Já no final do século XX, foi a própria Ellen Komp que se deparou com a guerra contra as drogas e, graças ao livro The Emperor Wears No Clothes, de Jack Herer, transformou totalmente todos os preconceitos que tinha em relação a este assunto e, desde a década de 90, se tornou numa das mais importantes activistas que luta para que a normalização da canábis e a sua relação com as mulheres seja reposta, fazendo justiça à sua história.
Foi neste seguimento que surgiram grupos como como o NORML Women’s Alliance, ou o Women Grow, nos EUA, que pretendem desconstruir a actual demonização do consumo de canábis e trazer para debate público os seus benefícios, bem como a sua forte conexão com as mulheres e veicular a informação necessária para que exista uma transformação na mentalidade nas sociedades actuais no que diz respeito à utilização de canábis bem como a sua relação histórica com as mulheres.

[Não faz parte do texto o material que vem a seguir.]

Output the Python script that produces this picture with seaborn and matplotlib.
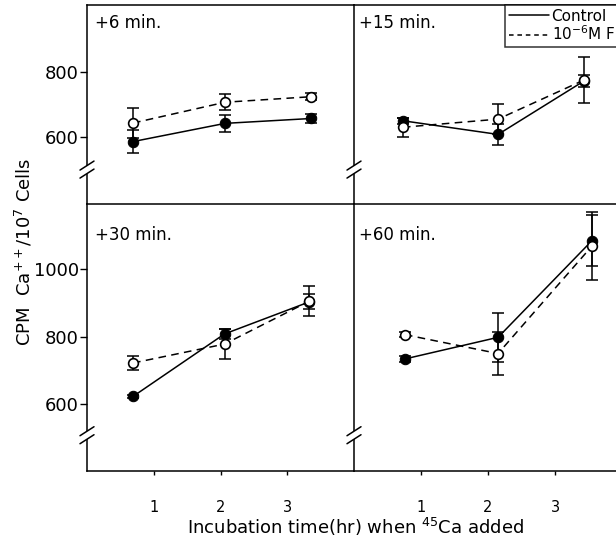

Portugal, que a partir de 2001, é apontado como um exemplo a seguir, devido à política de descriminalização das drogas, deu, no início de Fevereiro de 2019, um grande passo: entrou em vigor a lei que permite a utilização da canábis para fins medicinais. De acordo com a nova lei, a recomendação dos novos medicamentos à base de canábis só pode ser feita caso os tratamentos convencionais – a pacientes com doenças oncológicas, por exemplo – tiverem efeitos indesejados.
Assim e talvez o mais importante, é que a legalização da canábis para fins medicinais irá permitir aos pacientes tomar controlo da sua própria saúde, um factor psicológico imprescindível para aqueles cujas vidas foram, efectivamente, afectadas sem a sua permissão.
Isto significa que, se por um lado Portugal, a par de países como o Uruguai e o Canadá, está no bom caminho para que a normalização da canábis seja uma realidade, por outro lado, ainda é cedo para entendermos se o estado da relação entre a canábis e as mulheres irá manter-se “ é complicado” ou se estas medidas irão dar-lhe um novo rumo, menos controverso, preconceituoso e desinformado. Teremos de aguardar pela forma como a possível normalização do cultivo e uso da canábis irá influenciar a relação que tanto homens como mulheres terão com esta planta, quer no âmbito recreativo quer medicinal.